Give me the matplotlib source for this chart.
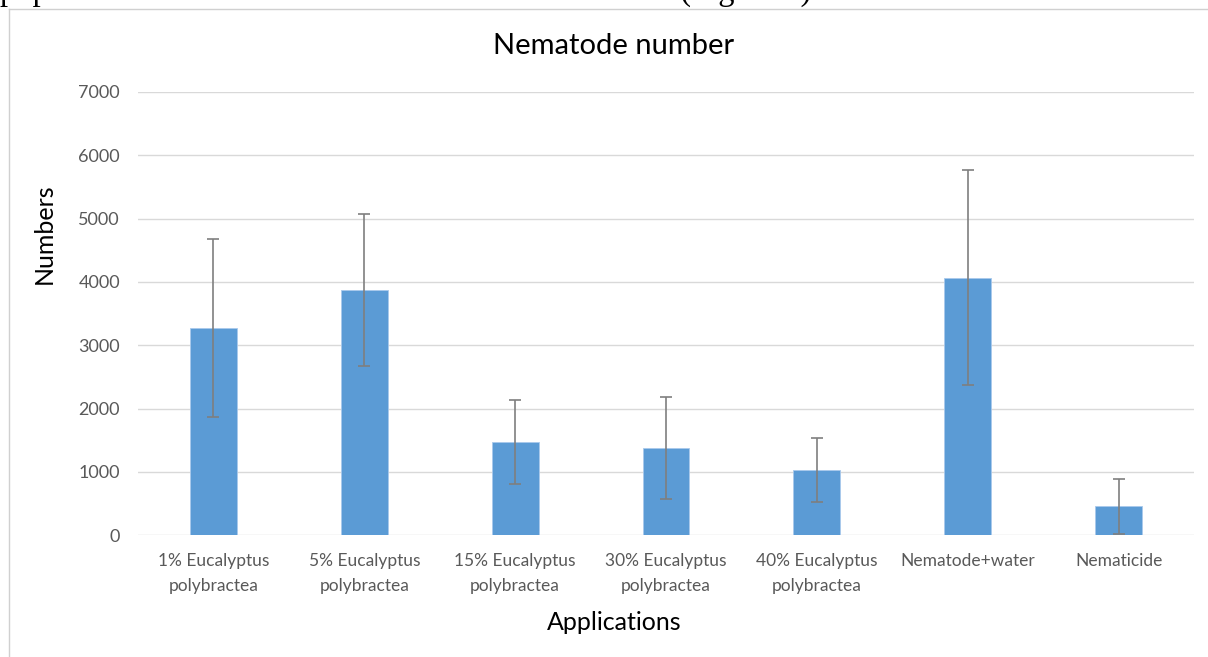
import numpy as np
import matplotlib
matplotlib.use("Agg")
import matplotlib.pyplot as plt
from matplotlib.lines import Line2D

# data
categories = ["1% Eucalyptus\npolybractea", "5% Eucalyptus\npolybractea",
              "15% Eucalyptus\npolybractea", "30% Eucalyptus\npolybractea",
              "40% Eucalyptus\npolybractea", "Nematode+water", "Nematicide"]
means = [3270, 3870, 1470, 1375, 1032, 4070, 455]
errors = [1405, 1200, 665, 805, 500, 1700, 430]
yticks = [0, 1000, 2000, 3000, 4000, 5000, 6000, 7000]

plt.rcParams['font.family'] = ['Lato', 'DejaVu Sans']

fig = plt.figure(figsize=(12.08, 6.57), dpi=100)
ax = fig.add_axes([138 / 1208, 1 - 535.3 / 657, 1056 / 1208, 443.3 / 657])

x = np.arange(len(categories))
ax.bar(x, means, width=0.31, color='#5B9BD5', edgecolor='#A9C9EC', linewidth=0.6, zorder=2)
ax.errorbar(x, means, yerr=errors, fmt='none', ecolor='#7F7F7F',
            elinewidth=1.2, capsize=4, capthick=1.2, zorder=3)

ax.set_xlim(-0.5, len(categories) - 0.5)
ax.set_ylim(0, 7000)
ax.set_yticks(yticks)
ax.set_xticks(x)
ax.set_xticklabels(categories, fontsize=12.5, color='#595959', linespacing=1.7)
ax.tick_params(axis='y', labelsize=13, labelcolor='#595959', length=0, pad=13)
ax.tick_params(axis='x', length=0, pad=13)
ax.grid(axis='y', color='#D9D9D9', linewidth=1, zorder=0)
for s in ax.spines.values():
    s.set_visible(False)

ax.set_ylabel("Numbers", fontsize=18)
ax.yaxis.set_label_coords(-0.078, 0.68)
fig.text(614 / 1208, 1 - 622 / 657, "Applications", fontsize=18, ha='center', va='center')
fig.text(614 / 1208, 1 - 46 / 657, "Nematode number", fontsize=21, ha='center', va='center')

# page frame and cut-off sentence above the chart
fig.add_artist(Line2D([8.5 / 1208, 1], [1 - 8.5 / 657, 1 - 8.5 / 657], color='#D0D0D0', linewidth=1))
fig.add_artist(Line2D([8.5 / 1208, 8.5 / 1208], [0, 1 - 8.5 / 657], color='#D0D0D0', linewidth=1))
fig.text(0.0, 1.0, "population was observed in the nematode treatment (Figure 3).",
         fontsize=23.5, family='Liberation Serif', ha='left', va='baseline')

fig.savefig("out.png", dpi=100)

> [Challenge] Reproduce all of the data exactly, omitting each picture it holds.

> [Expected answer]
Give me the matplotlib source for this chart.
import numpy as np
import matplotlib
matplotlib.use("Agg")
import matplotlib.pyplot as plt
from matplotlib.lines import Line2D

# data
categories = ["1% Eucalyptus\npolybractea", "5% Eucalyptus\npolybractea",
              "15% Eucalyptus\npolybractea", "30% Eucalyptus\npolybractea",
              "40% Eucalyptus\npolybractea", "Nematode+water", "Nematicide"]
means = [3270, 3870, 1470, 1375, 1032, 4070, 455]
errors = [1405, 1200, 665, 805, 500, 1700, 430]
yticks = [0, 1000, 2000, 3000, 4000, 5000, 6000, 7000]

plt.rcParams['font.family'] = ['Lato', 'DejaVu Sans']

fig = plt.figure(figsize=(12.08, 6.57), dpi=100)
ax = fig.add_axes([138 / 1208, 1 - 535.3 / 657, 1056 / 1208, 443.3 / 657])

x = np.arange(len(categories))
ax.bar(x, means, width=0.31, color='#5B9BD5', edgecolor='#A9C9EC', linewidth=0.6, zorder=2)
ax.errorbar(x, means, yerr=errors, fmt='none', ecolor='#7F7F7F',
            elinewidth=1.2, capsize=4, capthick=1.2, zorder=3)

ax.set_xlim(-0.5, len(categories) - 0.5)
ax.set_ylim(0, 7000)
ax.set_yticks(yticks)
ax.set_xticks(x)
ax.set_xticklabels(categories, fontsize=12.5, color='#595959', linespacing=1.7)
ax.tick_params(axis='y', labelsize=13, labelcolor='#595959', length=0, pad=13)
ax.tick_params(axis='x', length=0, pad=13)
ax.grid(axis='y', color='#D9D9D9', linewidth=1, zorder=0)
for s in ax.spines.values():
    s.set_visible(False)

ax.set_ylabel("Numbers", fontsize=18)
ax.yaxis.set_label_coords(-0.078, 0.68)
fig.text(614 / 1208, 1 - 622 / 657, "Applications", fontsize=18, ha='center', va='center')
fig.text(614 / 1208, 1 - 46 / 657, "Nematode number", fontsize=21, ha='center', va='center')

# page frame and cut-off sentence above the chart
fig.add_artist(Line2D([8.5 / 1208, 1], [1 - 8.5 / 657, 1 - 8.5 / 657], color='#D0D0D0', linewidth=1))
fig.add_artist(Line2D([8.5 / 1208, 8.5 / 1208], [0, 1 - 8.5 / 657], color='#D0D0D0', linewidth=1))
fig.text(0.0, 1.0, "population was observed in the nematode treatment (Figure 3).",
         fontsize=23.5, family='Liberation Serif', ha='left', va='baseline')

fig.savefig("out.png", dpi=100)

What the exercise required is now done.